Английский суд, не имевший для осуждения Оскара Уайльда достаточное количество улик, вынес другое решение и предоставил озверевшей толпе газетчиков шанс вдоволь поглумиться над художником. «Транслируя» на страницы романа громкий европейский процесс, Сологуб сформулировал свое отношение к жестокому и бесчеловечному решению обвинителей и тем самым продемонстрировал солидарность с Уайльдом во взглядах на природу искусства, неподсудность и неприкосновенность личности художника, творящего своей жизнью новый и лучший мир.

С «подсказки» Пушкина

Тьмы низких истин мне дороже
Нас возвышающий обман…

А. С. Пушкин. «Герой»

Многоцветная ложь бытия,
Я отравлен дыханьем твоим.

Ф. Сологуб

Название и основной смысл романа «Мелкий бес» чаще всего связывают со строками незавершенной поэмы М. Ю. Лермонтова «Сказка для детей» (1839–1840):


То был ли сам великий Сатана,
Иль мелкий бес из самых нечиновных.

Поводом для установления данной коннотации, по-видимому, послужило эссе Сологуба «Демоны поэтов», первая часть которого — «1. Круг первый» — была напечатана в майской книжке журнала «Перевал» за 1907 год; в эссе писатель процитировал строки из «Сказки для детей» Лермонтова.

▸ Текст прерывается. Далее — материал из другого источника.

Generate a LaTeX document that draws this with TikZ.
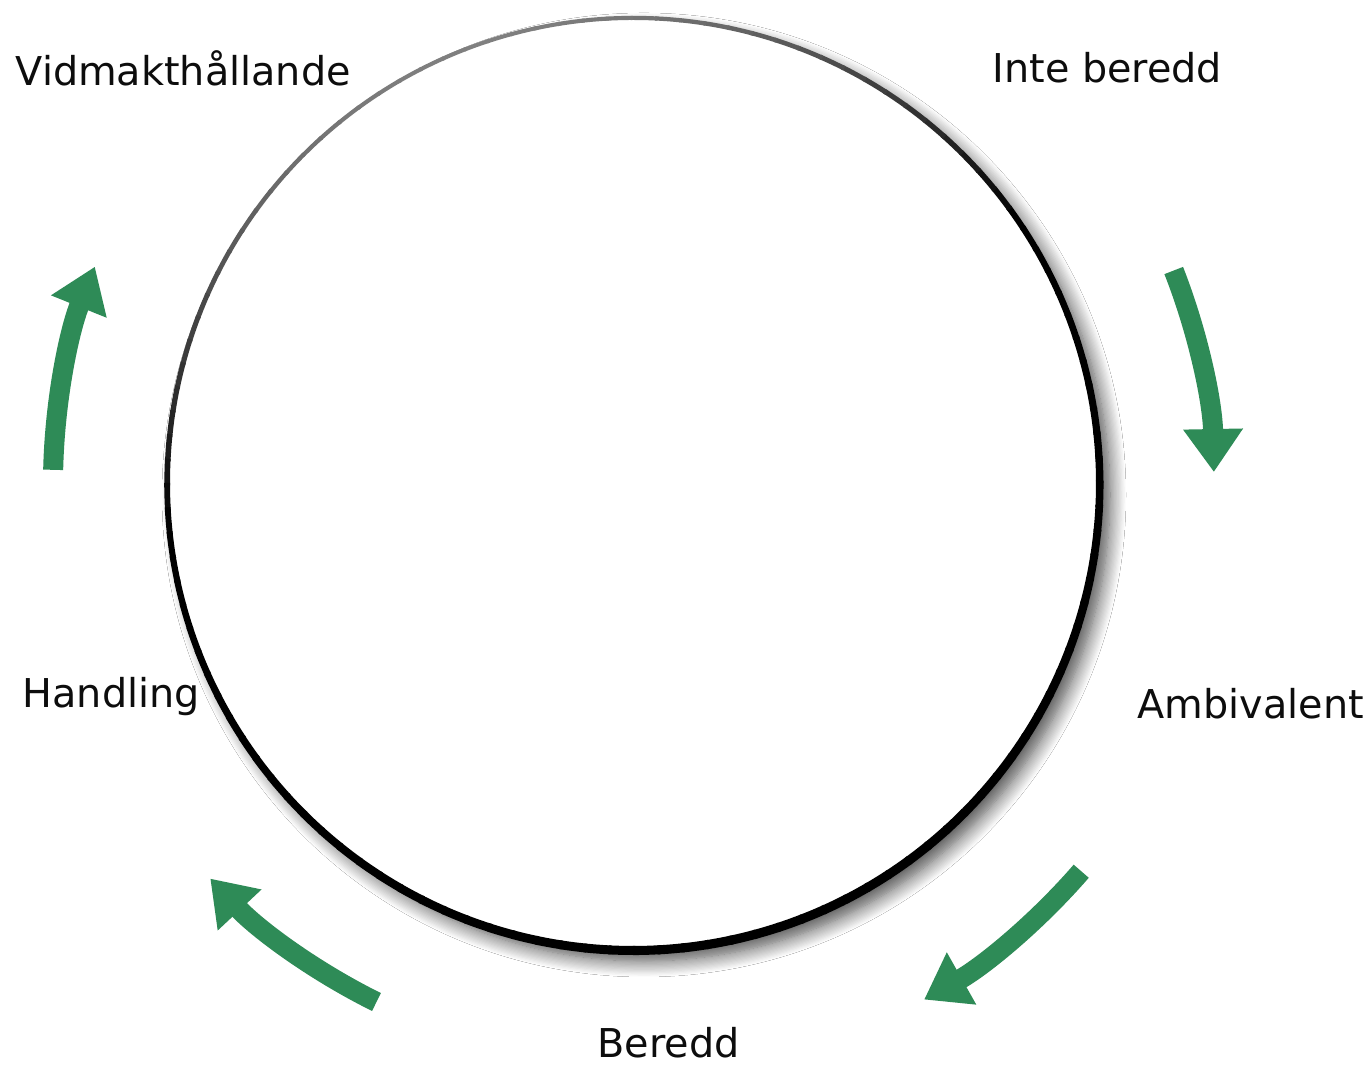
\documentclass[tikz,border=0pt]{standalone}
\usepackage{fontspec}
\setmainfont{DejaVu Sans}
\usetikzlibrary{arrows.meta,shadows.blur}
\definecolor{arrowgreen}{RGB}{46,139,87}
\newcommand\greenarc[3]{%
  \draw[garrow] (c) ++(#1:#3) arc[start angle=#1, end angle=#2, radius=#3];}
\begin{document}
\begin{tikzpicture}[x=0.1mm,y=0.1mm,
  lbl/.style={font=\fontsize{11.3pt}{13pt}\selectfont, inner sep=0pt, anchor=base west, text=black!95},
  garrow/.style={draw=arrowgreen, line width=2mm, -{Triangle[width=5.7mm,length=4.3mm]}}]
\useasboundingbox[fill=white] (0,0) rectangle (1372,1068);
\coordinate (c) at (633,585);
% white disc with a soft shadow on the lower right
\fill[white, blur shadow={shadow xshift=1mm, shadow yshift=-1.1mm, shadow blur radius=1.6mm, shadow blur steps=14, shadow opacity=72}]
  (634,584) circle[radius=466];
% the ring: grey and thin at the top left, black and thick at the bottom right
\foreach \a in {0,3,...,357}{
  \pgfmathsetmacro\u{cos(\a+1.5-110)}
  \pgfmathsetmacro\p{100-50*max(0,(\u-0.25)/0.75)}
  \pgfmathsetmacro\w{4+2.6*(1-\u)}
  \pgfmathsetmacro\rr{463+\w/2}
  \draw[black!\p, line width=\w*0.1mm] (c) ++(\a:\rr) arc[start angle=\a, end angle=\a+3.3, radius=\rr];
}
% labels
\node[lbl] (vid)  at (15,982)  {Vidmakthållande};
\node[lbl] (inte) at (992,985) {Inte beredd};
\node[lbl] (amb)  at (1137,349) {Ambivalent};
\node[lbl] (ber)  at (597,10)  {Beredd};
\node[lbl] (hand) at (22,360)  {Handling};
% green arrows
\greenarc{21.45}{1.08}{581}
\greenarc{-40.9}{-60.6}{593}
\greenarc{243.7}{223.1}{579}
\greenarc{178.7}{158.1}{580}
\end{tikzpicture}
\end{document}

В июле 1907 года в «Русском слове» появилась статья А. А. Измайлова «Измельчавший русский Мефистофель и передоновщина». «Стоило ли жить десятилетия, болезненно претерпевать всевозможные эволюции, — сокрушался автор, — чтобы, начав Онегиными и Печориными, через фазы Чичиковых, Тамариных и Обломовых спуститься до Передонова? Стыдно за Мефистофеля, разменявшегося на медные гроши…». В контексте размышлений об эволюции литературного типа сближение Передонова с героем «Сказки для детей» (вариантом Демона) — персонажем петербургской повести, лишенным возвышенного демонического ореола, — не было неожиданным.

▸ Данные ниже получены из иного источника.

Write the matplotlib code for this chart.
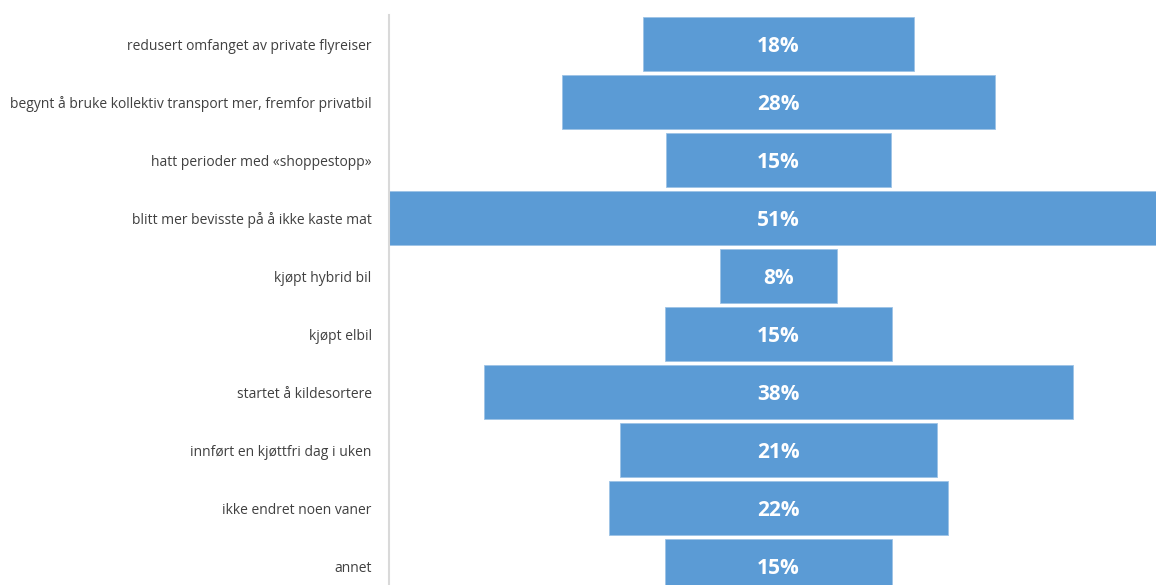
import matplotlib.pyplot as plt

# data (share of respondents, %)
categories = [
    'redusert omfanget av private flyreiser',
    'begynt å bruke kollektiv transport mer, fremfor privatbil',
    'hatt perioder med «shoppestopp»',
    'blitt mer bevisste på å ikke kaste mat',
    'kjøpt hybrid bil',
    'kjøpt elbil',
    'startet å kildesortere',
    'innført en kjøttfri dag i uken',
    'ikke endret noen vaner',
    'annet',
]
values = [17.6, 28.1, 14.6, 50.6, 7.6, 14.7, 38.2, 20.6, 22.0, 14.7]

bar_color = '#5B9BD5'
label_color = '#404040'

fig = plt.figure(figsize=(11.56, 5.85), dpi=100)
ax = fig.add_axes([389 / 1156, -10 / 585, 1 - 389 / 1156, 580 / 585])

ypos = list(range(len(categories)))
lefts = [-v / 2 for v in values]
ax.barh(ypos, values, left=lefts, height=0.93, color=bar_color,
        edgecolor='#9DC3E6', linewidth=0.6)

for y, v in zip(ypos, values):
    ax.text(0, y + 0.05, '%d%%' % round(v), ha='center', va='center',
            color='white', fontsize=15, fontweight='bold',
            family='Open Sans')

ax.set_xlim(-(778.5 - 389) / 15.4, (1156 - 778.5) / 15.4)
ax.set_ylim(len(categories) - 0.5, -0.5)

ax.set_yticks(ypos)
ax.set_yticklabels(categories, family='Open Sans', fontsize=10.0,
                   color=label_color)
ax.tick_params(axis='y', length=0, pad=12.5)
ax.set_xticks([])

for s in ['top', 'right', 'bottom']:
    ax.spines[s].set_visible(False)
ax.spines['left'].set_color('#D9D9D9')
ax.spines['left'].set_linewidth(1.5)

fig.savefig('out.png', dpi=100)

Трактовка, предложенная Измайловым, была поддержана в рецензиях на роман и в критической литературе. «Демонизм Сологуба глубокий, но не величественный, — отмечал П. Пильский. — Своими корнями он пророс душу Сологуба до самых таинственных ее недр. Но как новый культ, это мало и уродливо. Недотыкомка — подкидыш Бабы Яги. Это сатанинство и мефистофельство так же далеки от лермонтовского Демона и гётевского Мефистофеля, как Эльбрус от Валдая и Страсбургский собор от царевококшайской приходской церкви. Демонизм Сологуба родился даже не в курной избе, а в уездной одноэтажной деревяшке. Он захолустен, слеп, и ему не поклоняются, а его суеверно страшатся».

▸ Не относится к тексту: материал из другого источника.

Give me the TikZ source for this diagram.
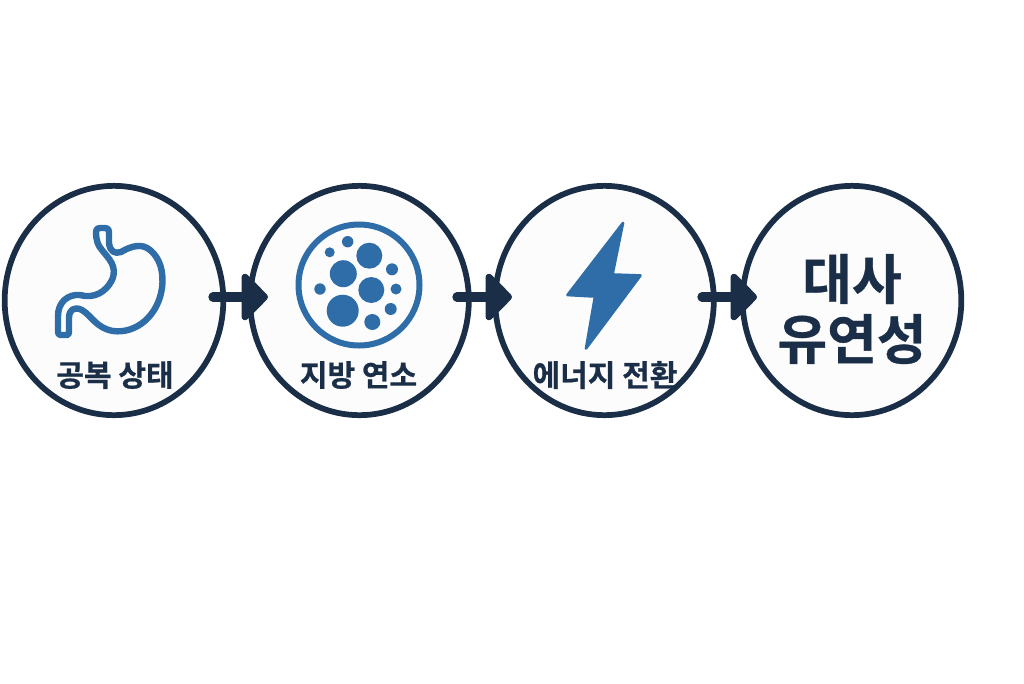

Цитация из «Сказки для детей» дала основание для самой жизнеспособной интерпретации романа. Ее поддержал О. Цехновицер в предисловии к изданию 1933 года: «Он (Мефистофель. — М. П.) был Сатаной для Лермонтова и стал вонючей Недотыкомкой для Сологуба». Впоследствии прочтение «Мелкого беса» как развитие демонологического текста русской литературы, в создании которого одну из ведущих партий сыграл Лермонтов, получило исчерпывающую аргументацию в исследовании Т. Венцловы «К демонологии русского символизма».

Т. Венцлова интерпретирует роман как художественную репродукцию идеи распыления мира (энтропии) — одного из центральных мотивов литературы модернизма, как продолжение темы, начатой В. Брюсовым в стихотворении «Демоны пыли» (1898), подтекстом которого явилось творчество Лермонтова, главным образом «Сказка для детей». Следует заметить, однако, что появившиеся и распространившиеся в русской литературе «демоны пыли» или их аналоги (в текстах (Брюсова, Сологуба, Мережковского) могли иметь и другую, возможно более подходящую родословную. В романе Ж.-К. Гюисманса «Бездна» (La-bas, 1891 и в русском переводе «Там, внизу», 1907), хорошо известном русским символистам, имеется эпизод, соотносящийся с рассказом И. М. Брюсовой о реальном будничном событии (стирании пыли с мебели), якобы побудившем поэта написать «Демонов пыли». Автор «Бездны» также видел в процессе распыления мира зловещий мистический смысл (пыль — «призыв к жизни и напоминание о смерти»; не исключено, что Брюсов позаимствовал идею и образ у Гюисманса.

Выдвижение на первый план в качестве литературного прообраза романа «Мелкий бес» «Сказки для детей» и тематически связанной с ней поэмы «Демон» представляется недостаточно мотивированным, поскольку отодвигает на второй план другой, не менее существенный источник текста. За исключением общей для многих произведений русской литературы проблемы «демонизма» и двух нарочито неточных цитат из стихотворений «Тамара» и «Демон», в «Мелком бесе» нет никаких иных указаний на его семантическое родство с поэмами Лермонтова.